DOBBS: What the military has done to try to destroy this man's career
trying to come forward with what the Able Danger project was able to
learn, including information about the USS Cole, that could have saved
the USS Cole and those 17 lives; that could, had it been acted on, that
interest and concern as Yemen in the days leading up to that attack is
remarkable. This much is on the record
LANCE: It is. And that's important. I think another thing that isn't on
the record, though, is the testimony of Dietrich Snell, this is where
the committee let Congressman Weldon down. They never formally requested
that Dietrich Snell show up at the hearing. He was able today to issue a
statement saying, well I talked to the committee people. I'd be happy to
testify if they ask me, but they really didn't ask me to come, formally.
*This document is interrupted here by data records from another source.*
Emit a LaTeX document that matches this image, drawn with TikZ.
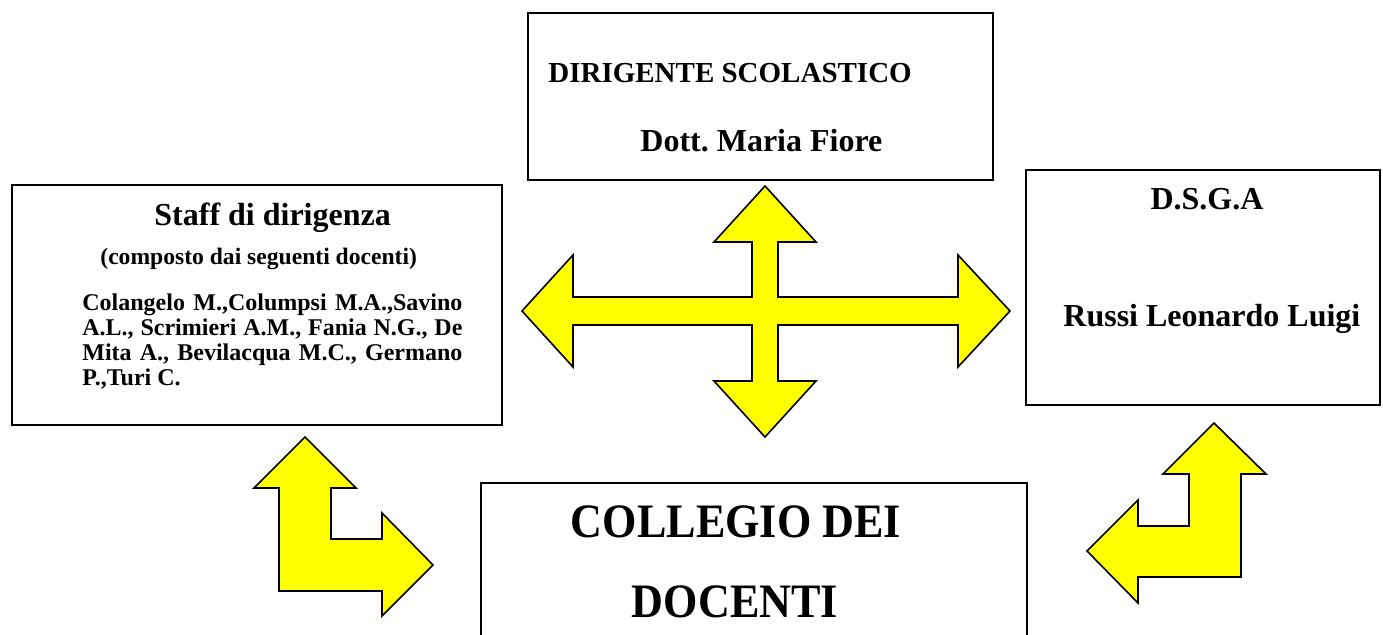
\documentclass[tikz,border=0pt]{standalone}
\usepackage{fontspec}
\setmainfont{Liberation Serif}
\newfontfamily\stretta[FakeStretch=0.92]{Liberation Serif}
\frenchspacing
\definecolor{giallo}{RGB}{255,255,0}

\begin{document}
\begin{tikzpicture}[x=0.5pt,y=-0.5pt,
    riquadro/.style={draw, line width=1pt, inner sep=0pt},
    testo/.style={anchor=base west, inner sep=0pt, font=\bfseries},
    freccia/.style={draw=black, fill=giallo, line width=0.8pt}]
        \clip (0,0) rectangle (1383,635);
        % riquadri
        \node[riquadro, minimum width=232.5pt, minimum height=83.5pt] (ds) at (760.5,96.5) {};
        \node[riquadro, minimum width=245pt, minimum height=120pt] (staff) at (257,305) {};
        \node[riquadro, minimum width=177pt, minimum height=117.5pt] (dsga) at (1203,287.5) {};
        \node[riquadro, minimum width=273pt, minimum height=108.5pt] (collegio) at (754,591.5) {};
        % dirigente
        \node[testo, font=\fontsize{14.5}{16}\selectfont\bfseries] (ds-ruolo) at (548,83) {DIRIGENTE SCOLASTICO};
        \node[testo, font=\fontsize{16}{18}\selectfont\bfseries] (ds-nome) at (640,152) {Dott. Maria Fiore};
        % staff
        \node[testo, font=\fontsize{16}{18}\selectfont\bfseries] (staff-titolo) at (154,226) {Staff di dirigenza};
        \node[testo, font=\fontsize{11.8}{13}\selectfont\bfseries] (staff-sotto) at (100,265) {(composto dai seguenti docenti)};
        \node[testo, text width=190pt, align=justify, font=\fontsize{12}{12.5}\selectfont\bfseries] (staff-nomi) at (82,311)
            {Colangelo M.,Columpsi M.A.,Savino\linebreak A.L., Scrimieri A.M., Fania N.G., De\linebreak Mita A., Bevilacqua M.C., Germano\linebreak P.,Turi C.};
        % dsga
        \node[anchor=base, inner sep=0pt, font=\fontsize{16}{18}\selectfont\bfseries] (dsga-ruolo) at (1207,210) {D.S.G.A};
        \node[testo, font=\fontsize{16}{18}\selectfont\bfseries] (dsga-nome) at (1063,327) {Russi Leonardo Luigi};
        % collegio
        \node[anchor=base, inner sep=0pt, font=\fontsize{24}{28}\stretta\bfseries] (coll-1) at (736,538) {COLLEGIO DEI};
        \node[anchor=base, inner sep=0pt, font=\fontsize{24}{28}\stretta\bfseries] (coll-2) at (735,618) {DOCENTI};
        % freccia a croce
        \draw[freccia] (765,186) -- (816,242) -- (778,242) -- (778,297) -- (958,297) -- (958,255) -- (1010,311)
            -- (958,367) -- (958,325) -- (778,325) -- (778,381) -- (816,381) -- (765,437) -- (714,381)
            -- (752,381) -- (752,325) -- (573,325) -- (573,367) -- (522,311) -- (573,255) -- (573,297)
            -- (752,297) -- (752,242) -- (714,242) -- cycle;
        % frecce ad angolo
        \draw[freccia] (305,437) -- (356,488) -- (331,488) -- (331,539) -- (382,539) -- (382,513) -- (433,565)
            -- (382,616) -- (382,591) -- (279,591) -- (279,488) -- (254,488) -- cycle;
        \draw[freccia] (1214,423) -- (1266,474) -- (1241,474) -- (1241,577) -- (1138,577) -- (1138,603)
            -- (1087,551) -- (1138,500) -- (1138,526) -- (1189,526) -- (1189,474) -- (1163,474) -- cycle;
\end{tikzpicture}
\end{document}
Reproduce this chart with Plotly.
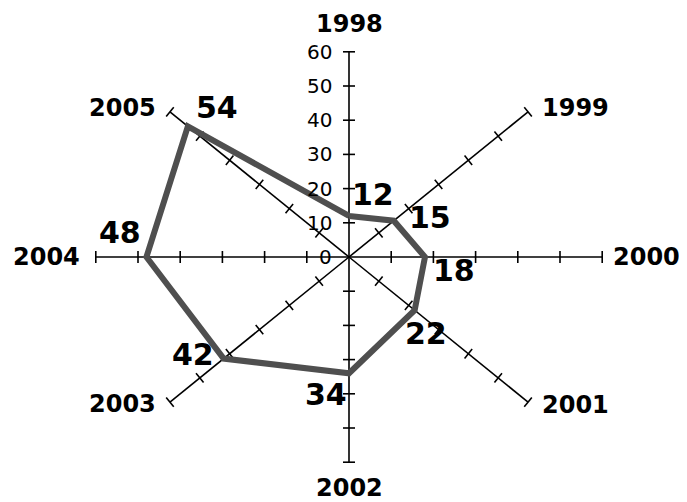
import numpy as np
import plotly.graph_objects as go

# ---------------- data ----------------
years = ["1998", "1999", "2000", "2001", "2002", "2003", "2004", "2005"]
values = [12, 15, 18, 22, 34, 42, 48, 54]
tick_values = [0, 10, 20, 30, 40, 50, 60]
tick_labels = ["0", "10", "20", "30", "40", "50", "60"]
r_max = 60

# ---------------- style ----------------
W, H = 687, 502
CX, CY = 341, 249          # centre of radar in figure pixels (page adds 8px body margin)
SX, SY = 4.22, 3.42        # pixels per unit (chart is stretched horizontally)
TICK_HALF = 6              # px
LINE_COLOR = "#4f4f4f"
# label offsets (px) relative to anchor points
year_offsets = [(0, 28, "center"), (12, 4, "left"), (9, 0, "left"), (12, -3, "left"),
                (0, -26, "center"), (-12, -2, "right"), (-14, 0, "right"), (-12, 4, "right")]
value_offsets = [(24, 21), (36, 3), (29, -13), (11, -23),
                 (-23, -21), (-31, 4), (-26, 25), (29, 19)]

angles = np.deg2rad(np.arange(len(years)) * 360.0 / len(years))


def to_xy(r, a):
    return r * np.sin(a), r * np.cos(a)


fig = go.Figure()

# axis spokes
ax_x, ax_y = [], []
for a in angles:
    xe, ye = to_xy(r_max, a)
    ax_x += [0, xe, None]
    ax_y += [0, ye, None]
fig.add_trace(go.Scatter(x=ax_x, y=ax_y, mode="lines",
                         line=dict(color="black", width=1.6), hoverinfo="skip"))

# cross tick marks
tk_x, tk_y = [], []
for a in angles:
    ux, uy = np.sin(a) * SX, -np.cos(a) * SY
    n = np.hypot(ux, uy)
    ux, uy = ux / n, uy / n
    px, py = -uy, ux
    for t in tick_values[1:]:
        xc, yc = to_xy(t, a)
        dx = TICK_HALF * px / SX
        dy = -TICK_HALF * py / SY
        tk_x += [xc - dx, xc + dx, None]
        tk_y += [yc - dy, yc + dy, None]
fig.add_trace(go.Scatter(x=tk_x, y=tk_y, mode="lines",
                         line=dict(color="black", width=1.6), hoverinfo="skip"))

# data polygon
px_, py_ = to_xy(np.array(values, dtype=float), angles)
fig.add_trace(go.Scatter(x=list(px_) + [px_[0]], y=list(py_) + [py_[0]], mode="lines",
                         line=dict(color=LINE_COLOR, width=6), hoverinfo="skip"))

ann = []
# radial tick labels
for t, lab in zip(tick_values, tick_labels):
    ann.append(dict(x=0, y=t, xref="x", yref="y", text=lab, showarrow=False,
                    xanchor="right", yanchor="middle", xshift=-15,
                    font=dict(family="DejaVu Sans", size=20, color="black")))
# year labels
for a, yr, (dx, dy, anc) in zip(angles, years, year_offsets):
    xe, ye = to_xy(r_max, a)
    ann.append(dict(x=xe, y=ye, xref="x", yref="y", text="<b>%s</b>" % yr, showarrow=False,
                    xanchor=anc, yanchor="middle", xshift=dx, yshift=dy,
                    font=dict(family="DejaVu Sans", size=24, color="black")))
# value labels
for xv, yv, v, (dx, dy) in zip(px_, py_, values, value_offsets):
    ann.append(dict(x=xv, y=yv, xref="x", yref="y", text="<b>%d</b>" % v, showarrow=False,
                    xanchor="center", yanchor="middle", xshift=dx, yshift=dy,
                    font=dict(family="DejaVu Sans", size=30, color="black")))

fig.update_layout(
    width=W, height=H,
    margin=dict(l=0, r=0, t=0, b=0),
    paper_bgcolor="white", plot_bgcolor="white",
    showlegend=False,
    annotations=ann,
    xaxis=dict(range=[-CX / SX, (W - CX) / SX], visible=False, fixedrange=True),
    yaxis=dict(range=[-(H - CY) / SY, CY / SY], visible=False, fixedrange=True),
)

fig.write_html("out.html")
DOBBS: Actually, well, Dietrich -- or Dieter Snell, his nickname, gave
us a statement. Do we have that statement available to put up very
quickly? Because we asked Dieter Snell for a statement, and this is --
I'm told we have it.
There it is. And this is his statement. Saying he had talked with and
given answers to the staff of the Armed Services Committee about Able
Danger. Declined our invitation to be here to discuss Able Danger and
his role in the investigation. You have quite a different view of what
he has done here?
LANCE Yes. Dietrich Snell is a linchpin to help us explain why the Able
Danger information was suppressed both by the FBI and also the 9/11
commission, and yet Dietrich Snell has never been subject to any kind of
adversarial questioning. He testified, he was a staff counsel before the
9/11 commission. He presented staff statement 16, a few softball
questions from the commissioners.
But Dietrich Snell, in my opinion, is connected with at least four
affirmative cover-ups on the road to 9/11 in the Clinton Justice
Department and those cover-ups carried over and linked with the Able
Danger operation. So if he was here tonight, if you'd let me ask a
couple of question, I'd be happy to put these questions forward as to
what Mr. Snell should answer. He's a public servant, he has no executive
privilege, working for Eliot Spitzer, attorney general of the state of
New York. He should come forward in an open forum and answer these
questions.
DOBBS: He does not want to do that obviously, or he would. The question
is, why do you think he's been involved in? As you put it, a cover-up?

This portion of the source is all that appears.